9 Things You Don't Need to Clean
The Internet is full of lists of things you are supposed to clean but probably don't, from the inside of your dishwasher to your purse to your phone receivers. I hate those lists, don't you? I already have a longer cleaning list than I could finish in my lifetime — why pile on? (See also: How to Shower Less (and Still Feel Clean))
So today instead of laying on the guilt, let's look at nine cleaning chores you can usually skip without major repercussions — and some that you are not supposed to do at all.
In this article on Real Clear Science, Dr. Rob Hicks assures us that the insides of our ears are self-cleaning — any excess wax usually falls out while we're eating. And if you do get excessive build-up, it's a job for the doctor, not a QTip, he advises. In fact, says otologist Dr. Jennifer Smullen, earwax has several important jobs so you don't want to lose too much of it anyway.
Some owners bathe their cats, but according to the California Veterinary Medical Association, the tongue-baths cats usually give themselves are sufficient. Unless one of my cats gets skunked or otherwise disgustingly messy, a doctor's excuse is good enough for me.

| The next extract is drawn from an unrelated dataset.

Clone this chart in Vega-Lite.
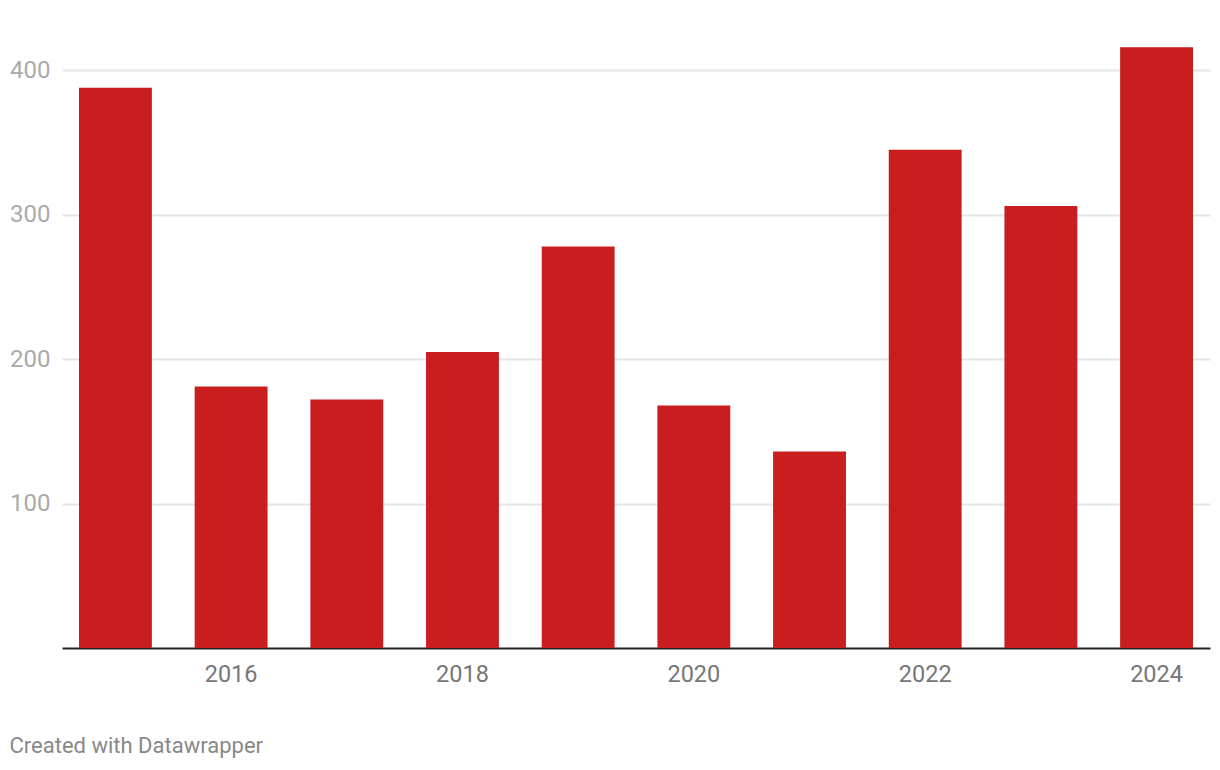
{
  "$schema": "https://vega.github.io/schema/vega-lite/v6.json",
  "width": 1148,
  "height": 621,
  "autosize": {"type": "none"},
  "padding": {"left": 62, "top": 27, "right": 10, "bottom": 122},
  "background": "white",
  "title": {
    "text": "Created with Datawrapper",
    "orient": "bottom",
    "anchor": "start",
    "frame": "bounds",
    "dx": 0,
    "offset": 50,
    "font": "Roboto",
    "fontSize": 22,
    "fontWeight": "normal",
    "color": "#888888"
  },
  "data": {
    "values": [
      {"year": "2015", "value": 388},
      {"year": "2016", "value": 181},
      {"year": "2017", "value": 172},
      {"year": "2018", "value": 205},
      {"year": "2019", "value": 278},
      {"year": "2020", "value": 168},
      {"year": "2021", "value": 136},
      {"year": "2022", "value": 345},
      {"year": "2023", "value": 306},
      {"year": "2024", "value": 416}
    ]
  },
  "mark": {"type": "bar", "color": "#c91e1f"},
  "encoding": {
    "x": {
      "field": "year",
      "type": "ordinal",
      "scale": {"paddingInner": 0.37, "paddingOuter": 0.147},
      "axis": {
        "title": null,
        "labelAngle": 0,
        "labelExpr": "toNumber(datum.value) % 2 == 0 ? datum.value : ''",
        "ticks": false,
        "domainColor": "#222222",
        "domainWidth": 2,
        "labelFont": "Roboto",
        "labelFontSize": 23.5,
        "labelColor": "#777777",
        "labelPadding": 14
      }
    },
    "y": {
      "field": "value",
      "type": "quantitative",
      "scale": {"domain": [0, 430], "nice": false},
      "axis": {
        "title": null,
        "values": [100, 200, 300, 400],
        "ticks": false,
        "domain": false,
        "gridColor": "#e6e6e6",
        "gridWidth": 2,
        "labelFont": "Roboto",
        "labelFontSize": 24,
        "labelColor": "#aaaaaa",
        "labelPadding": 12
      }
    }
  },
  "config": {"view": {"stroke": null}}
}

There are plenty of toothbrush sanitizing products, from the $20 SteriPod to the $49.95 Vio100 countertop UV sanitizer. But Delta Dental gives you permission to skip them all. The rinse you probably already give your toothbrush after use is enough — with one caveat. You're supposed to let your toothbrush fully dry before using it again, which means you may need a second brush at the ready for your bedtime brushing in case the one you used in the morning isn't dry yet. I never would have thought of that in a million years.
4. This Wool Shirt
OK, you may not be able to wear the Better Button-Down forever, but developer Wool & Prince claims it can be worn for up to 100 days without needing dry cleaning and without starting to stink. Best of all, the shirt does not need ironing.

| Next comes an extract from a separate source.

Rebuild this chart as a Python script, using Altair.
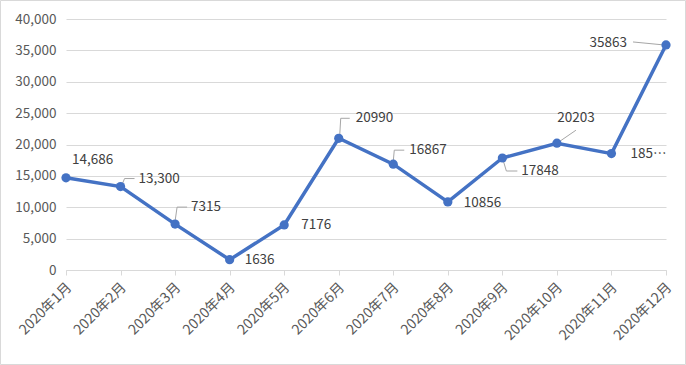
import altair as alt
import pandas as pd

months = ["2020年1月", "2020年2月", "2020年3月", "2020年4月", "2020年5月", "2020年6月",
          "2020年7月", "2020年8月", "2020年9月", "2020年10月", "2020年11月", "2020年12月"]
values = [14686, 13300, 7315, 1636, 7176, 20990, 16867, 10856, 17848, 20203, 18550, 35863]
labels = ["14,686", "13,300", "7315", "1636", "7176", "20990", "16867", "10856",
          "17848", "20203", "185…", "35863"]
y_ticks = [0, 5000, 10000, 15000, 20000, 25000, 30000, 35000, 40000]

df = pd.DataFrame({"month": months, "value": values, "label": labels})

FONT = "Noto Sans CJK SC"
LINE = "#4472C4"
GRID = "#D9D9D9"
TEXT = "#404040"

# label placement (styling, kept apart from the data)
label_style = {
    months[0]: (6, -18, "left"),
    months[1]: (18, -8, "left"),
    months[2]: (16, -17, "left"),
    months[3]: (15, 0, "left"),
    months[4]: (17, 0, "left"),
    months[5]: (17, -20, "left"),
    months[6]: (16, -14, "left"),
    months[7]: (16, 1, "left"),
    months[8]: (19, 13, "left"),
    months[9]: (19, -25, "center"),
    months[10]: (19, 0, "left"),
    months[11]: (-39, -2, "right"),
}
# leader line segments (pixel offsets from the point)
leaders = [
    (months[1], 2, -3, 4, -8), (months[1], 4, -8, 14, -8),
    (months[2], 0, -3, 2, -17), (months[2], 2, -17, 12, -17),
    (months[5], 1, -3, 2, -20), (months[5], 2, -20, 11, -20),
    (months[6], 0, -3, 1, -14), (months[6], 1, -14, 11, -14),
    (months[8], 1, 3, 4, 13), (months[8], 4, 13, 15, 13),
    (months[9], 3, -2, 19, -13),
    (months[11], -2, 0, -33, -3),
]

x_enc = alt.X("month:N", sort=months,
              scale=alt.Scale(type="point", padding=0),
              axis=alt.Axis(title=None, labelAngle=-45, labelAlign="right",
                            labelBaseline="middle", labelPadding=10, labelOffset=3,
                            domainColor=GRID, tickColor=GRID, tickSize=5,
                            grid=False, labelColor="#595959",
                            labelFont=FONT, labelFontSize=14))
y_enc = alt.Y("value:Q", scale=alt.Scale(domain=[0, 40000]),
              axis=alt.Axis(title=None, values=y_ticks, format=",.0f",
                            domain=False, ticks=False, gridColor=GRID,
                            labelPadding=10, labelColor="#595959",
                            labelFont=FONT, labelFontSize=13.5))

base = alt.Chart(df)

line = base.mark_line(color=LINE, strokeWidth=3.5).encode(x=x_enc, y=y_enc)
points = base.mark_circle(color=LINE, size=85, opacity=1).encode(x=x_enc, y=y_enc)

layers = []
for (m, x1, y1, x2, y2) in leaders:
    layers.append(
        base.transform_filter(alt.datum.month == m)
        .mark_rule(color="#A6A6A6", strokeWidth=1,
                   xOffset=x1, yOffset=y1, x2Offset=x2, y2Offset=y2)
        .encode(x=x_enc, x2="month", y=y_enc, y2="value")
    )

texts = []
for m, (dx, dy, al) in label_style.items():
    texts.append(
        base.transform_filter(alt.datum.month == m)
        .mark_text(dx=dx, dy=dy, align=al, baseline="middle",
                   font=FONT, fontSize=13.5, color=TEXT)
        .encode(x=x_enc, y=y_enc, text="label:N")
    )

border = alt.Chart(pd.DataFrame({"a": [0]})).mark_rect(
    fillOpacity=0, stroke=GRID, strokeWidth=1
).encode(x=alt.value(-65.5), x2=alt.value(619.5),
         y=alt.value(-18.5), y2=alt.value(345.5))

chart = alt.layer(border, *layers, line, points, *texts).properties(
    width=600, height=251,
    autosize=alt.AutoSizeParams(type="none"),
    padding={"left": 66, "top": 19, "right": 20, "bottom": 95},
    background="white",
).configure_view(stroke=None)

chart.save("out.html", embed_options={"renderer": "svg", "actions": False})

So where can you buy the Better Button-Down? Alas, all existing wonder shirts were sold through the company's Kickstarter campaign (at $98 each), and we're still waiting for more.
5. Raw Poultry and Meat
Many recipes start by advising the cook to rinse and pat dry a raw chicken or other piece of meat, but federal food safety authorities now warn that you should skip the pre-cooking shower. The rinse does not cut down on food-borne illness, but it does potentially spread salmonella and other bacteria all over your sink.

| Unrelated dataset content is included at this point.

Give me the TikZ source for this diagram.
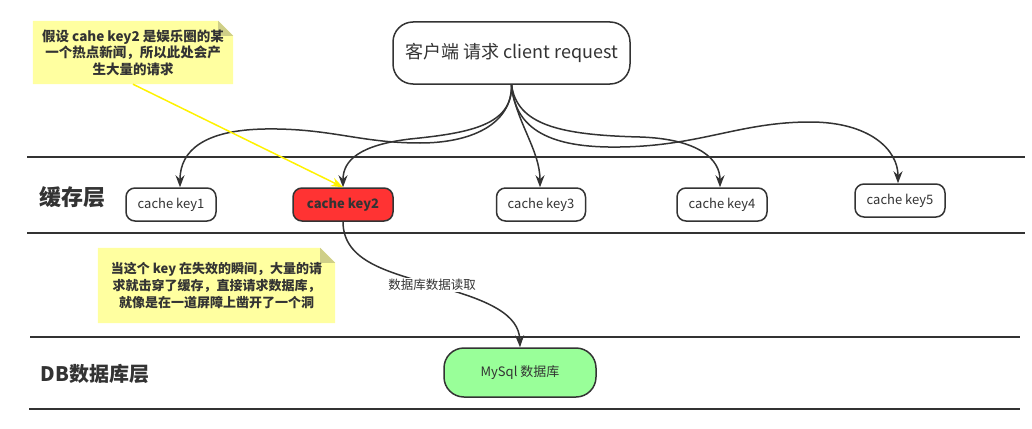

Another food washing chore you can skip: Using soap or vegetable wash on fresh produce. Studies have found a tap water rinse just as effective for getting off pesticides. However, if you are concerned about e-coli, a vinegar solution can sanitize the fruit or vegetables.
But what about mushrooms? I have read in equal measure warnings that you should never wash mushrooms and that you really should wash them after all. A chef and mycologist quoted by The Straight Dope lean toward no. But the New York Times lists the mushroom wash contraindication as a kitchen myth and advises a light shower to remove dirt.
6. Clay Teapots
Yixing teapots in particular should never be washed with soap or detergent, according to experts. The clay absorbs the flavor of your tea, a desirable quality with which washing would interfere. Simply dumping out used tea leaves and a quick hot water rinse is sufficient.
Another kitchen utensil that most people avoid washing with detergent is a cast iron pan — but of course you can't just leave your old food sitting in it. Since you still have to wipe, scrape or scrub out cast iron pans, I don't think we can get away with saying they don't need washing.
7. The Oven
Chef's Planet promises that if you use its nonstick oven liner, you'll never have to clean messes off the oven bottom again. I've never tried one, but I'm intrigued. Then there are other things that will need little to no cleaning if you use liners — crock pots, for instance.
8. Bedskirts, Books, and Hubcaps
When I polled friends about what they get away with not washing, these items came up. Sure, lots of people send their bedskirts to the cleaners, lovingly dust or wipe down books, and scrub and polish hubcaps to glossy perfection. The point is, many perfectly respectable people don't clean these things, and yet haven't been condemned by the health department.
9. Your Privates
Did you just hear the sound of a needle scratching right off a record? Did I just say, "You don't have to wash your privates"?
Actually, when it comes to the most intimate parts of your body, soap is actually harmful. Some parts are too sensitive for its drying action, and they don't need it anyway. Sure, you can soap up the adjacent areas, but mucous membranes should not be soaped, says Dr. Ben Kim. And women certainly don't need to douche — the American College of Obstetrics and Gynecologists recommends against it.
Some people take this even farther and eschew soap and shampoo for their whole bodies and heads — and say they have never felt or smelled better.
What are you not cleaning regularly?